Nella Danimarca di un futuro molto vicino e molto simile al nostro presente, un attentato in una stazione della metro di Copenaghen proietta al governo un nuovo partito ultra-nazionalista, il cui leader Martin Nordahl vuole liberare il paese da tutti i non-danesi. Alla fumosa categoria appartiene di fatto Zakaria, un diciannovenne di origine araba che subisce sulla propria pelle le conseguenze discriminatorie di una retorica vicina al gruppo neo-nazista dei "Figli della Danimarca". Radicalizzato dall'autorevole Hassan, Zakaria viene affidato alla guida taciturna di Ali, che lo addestrerà a portare a termine l'assassinio di Nordahl.

L'esordio di Salim è un film coraggioso a cui manca quell'estro in più nella scrittura che sarebbe stato decisivo e non derivativo come il finale davvero troppo prevedibile.
Un film sulle diseguaglianze sociali, sull'estremismo religioso, sui nuovi fanatismi che purtroppo non sembrano mai dimenticati tornando in auge nei momenti peggiori della storia e così via per un poliziesco intrecciato con tanti drammi sociali e una coralità di personaggi che riescono a essere tutti in parte. I figli di Danimarca sono neonazisti che credono nel rimpatrio forzato, accrescendo l'aura di un leader xenofobo che scherzando coi media non si astiene dal lanciare benzina sull'ideologia musulmana e facendo breccia tra i nazionalisti e non.

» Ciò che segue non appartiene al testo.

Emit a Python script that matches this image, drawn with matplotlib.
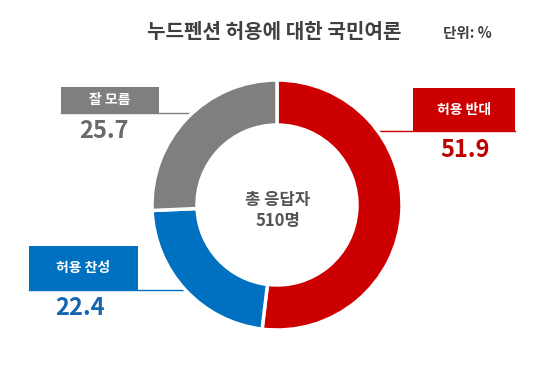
import matplotlib.pyplot as plt
from matplotlib.patches import Rectangle

plt.rcParams['font.family'] = ['Noto Sans CJK KR', 'DejaVu Sans']

title = "누드펜션 허용에 대한 국민여론"
unit = "단위: %"
categories = ["허용 반대", "허용 찬성", "잘 모름"]
values = [51.9, 22.4, 25.7]
colors = ["#cc0000", "#0070c0", "#7f7f7f"]
num_colors = ["#c00000", "#1565b0", "#6a6a6a"]
center_text = ["총 응답자", "510명"]

W, H = 550, 366
fig = plt.figure(figsize=(W / 100, H / 100), dpi=100)
ax = fig.add_axes([0, 0, 1, 1])


def Y(y):
    # image pixel row -> plot coordinate
    return H - y


cx, cy, r = 277, Y(205), 125
ax.pie(values, colors=colors, startangle=90, counterclock=False,
       center=(cx, cy), radius=r,
       wedgeprops=dict(width=45, edgecolor="white", linewidth=2.5))
ax.set_xlim(0, W)
ax.set_ylim(0, H)
ax.set_aspect("equal")
ax.axis("off")

ax.text(274, Y(32), title, ha="center", va="center", fontsize=14.5,
        fontweight="bold", color="#404040")
ax.text(467, Y(33), unit, ha="center", va="center", fontsize=10.5,
        fontweight="bold", color="#404040")

ax.text(278, Y(200), center_text[0], ha="center", va="center",
        fontsize=12, fontweight="bold", color="#555555")
ax.text(278, Y(221), center_text[1], ha="center", va="center",
        fontsize=12, fontweight="bold", color="#555555")

# label boxes in pixels: (left, top, right, bottom), line (x0, x1, y), number centre
boxes = {
    "허용 반대": dict(box=(413, 88, 515, 131), line=(370, 515, 131), num=(465, 150)),
    "허용 찬성": dict(box=(29, 246, 138, 290), line=(29, 187, 290), num=(80, 308)),
    "잘 모름": dict(box=(61, 87, 159, 113), line=(61, 192, 113), num=(104, 131)),
}

for cat, val, col, ncol in zip(categories, values, colors, num_colors):
    b = boxes[cat]
    x0, y0, x1, y1 = b["box"]
    ax.add_patch(Rectangle((x0, Y(y1)), x1 - x0, y1 - y0, facecolor=col,
                           edgecolor="none"))
    ax.text((x0 + x1) / 2, Y((y0 + y1) / 2), cat, ha="center", va="center",
            fontsize=10, fontweight="bold", color="white")
    lx0, lx1, ly = b["line"]
    ax.plot([lx0, lx1], [Y(ly), Y(ly)], color=col, lw=1, zorder=0)
    nx, ny = b["num"]
    ax.text(nx, Y(ny), f"{val}", ha="center", va="center", fontsize=17,
            fontweight="bold", color=ncol)

fig.savefig("out.png", dpi=100, facecolor="white")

Un thriller sicuramente d'impatto nel cercare di fondere comunità e diversità, media e politica e tutti i loro pasticci per confondere cittadini ed elettori, sottolineando elementi importanti come la famiglia (quella di Zakaria con madre e fratello e quella che si andrà a creare con l'indottrinamento)

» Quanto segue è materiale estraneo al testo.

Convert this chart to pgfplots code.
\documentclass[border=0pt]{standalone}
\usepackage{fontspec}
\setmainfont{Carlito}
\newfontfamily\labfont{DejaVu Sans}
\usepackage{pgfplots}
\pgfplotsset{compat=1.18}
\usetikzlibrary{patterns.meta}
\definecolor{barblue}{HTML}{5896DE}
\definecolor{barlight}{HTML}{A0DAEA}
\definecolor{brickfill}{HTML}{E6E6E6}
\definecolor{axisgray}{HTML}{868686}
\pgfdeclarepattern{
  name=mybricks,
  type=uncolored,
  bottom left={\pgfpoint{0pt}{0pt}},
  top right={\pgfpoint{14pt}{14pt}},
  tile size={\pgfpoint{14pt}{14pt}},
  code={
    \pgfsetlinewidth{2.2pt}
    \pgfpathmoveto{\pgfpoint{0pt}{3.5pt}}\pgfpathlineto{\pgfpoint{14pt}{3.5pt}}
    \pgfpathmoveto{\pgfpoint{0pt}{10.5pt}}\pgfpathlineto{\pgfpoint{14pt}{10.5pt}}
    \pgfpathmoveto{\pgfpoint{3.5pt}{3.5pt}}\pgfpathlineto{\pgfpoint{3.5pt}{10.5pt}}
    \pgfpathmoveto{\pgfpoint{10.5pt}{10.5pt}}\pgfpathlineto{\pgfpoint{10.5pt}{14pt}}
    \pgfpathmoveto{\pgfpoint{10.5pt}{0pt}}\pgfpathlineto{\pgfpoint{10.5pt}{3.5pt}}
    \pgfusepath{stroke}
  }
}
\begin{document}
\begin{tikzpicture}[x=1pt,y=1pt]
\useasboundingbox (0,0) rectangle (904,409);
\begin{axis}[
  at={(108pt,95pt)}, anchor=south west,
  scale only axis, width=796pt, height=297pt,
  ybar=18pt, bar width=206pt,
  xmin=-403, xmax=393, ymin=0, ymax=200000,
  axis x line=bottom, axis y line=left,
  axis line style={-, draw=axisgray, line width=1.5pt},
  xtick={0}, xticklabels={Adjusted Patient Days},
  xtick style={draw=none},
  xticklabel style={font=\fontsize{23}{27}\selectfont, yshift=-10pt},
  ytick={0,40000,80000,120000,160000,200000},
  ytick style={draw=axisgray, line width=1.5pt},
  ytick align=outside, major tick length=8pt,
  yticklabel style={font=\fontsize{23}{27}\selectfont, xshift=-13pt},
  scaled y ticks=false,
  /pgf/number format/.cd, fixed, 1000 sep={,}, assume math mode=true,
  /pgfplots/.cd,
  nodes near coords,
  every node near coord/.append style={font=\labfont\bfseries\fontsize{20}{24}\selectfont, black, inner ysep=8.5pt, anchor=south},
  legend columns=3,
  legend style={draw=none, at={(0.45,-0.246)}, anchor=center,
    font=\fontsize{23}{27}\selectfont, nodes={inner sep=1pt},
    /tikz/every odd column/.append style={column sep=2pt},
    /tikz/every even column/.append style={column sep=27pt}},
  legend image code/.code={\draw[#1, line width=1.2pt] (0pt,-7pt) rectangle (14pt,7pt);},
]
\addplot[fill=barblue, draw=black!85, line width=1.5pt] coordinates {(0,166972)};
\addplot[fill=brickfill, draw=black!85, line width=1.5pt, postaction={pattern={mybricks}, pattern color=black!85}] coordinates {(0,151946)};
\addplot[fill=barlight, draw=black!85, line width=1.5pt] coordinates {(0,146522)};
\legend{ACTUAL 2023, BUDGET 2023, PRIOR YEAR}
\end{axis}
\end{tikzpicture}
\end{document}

E'interessante come Salim riesca a metà film a capovolgere la narrazione cambiando punto di vista, abbandonando inizialmente alcuni personaggi per poi tornarci verso il finale e cercando di esprimere tutti i lati oscuri da ogni parte e con ogni sfaccettatura dal punto di vista di Zakaria e Malik. Il primo un diciannovenne frustrato e arrabbiato in un viaggio di formazione verso la radicalizzazione mentre il secondo è il poliziotto Malik catturato tra l'islamismo di cui fa parte e il nazionalismo imposto dai suoi capi.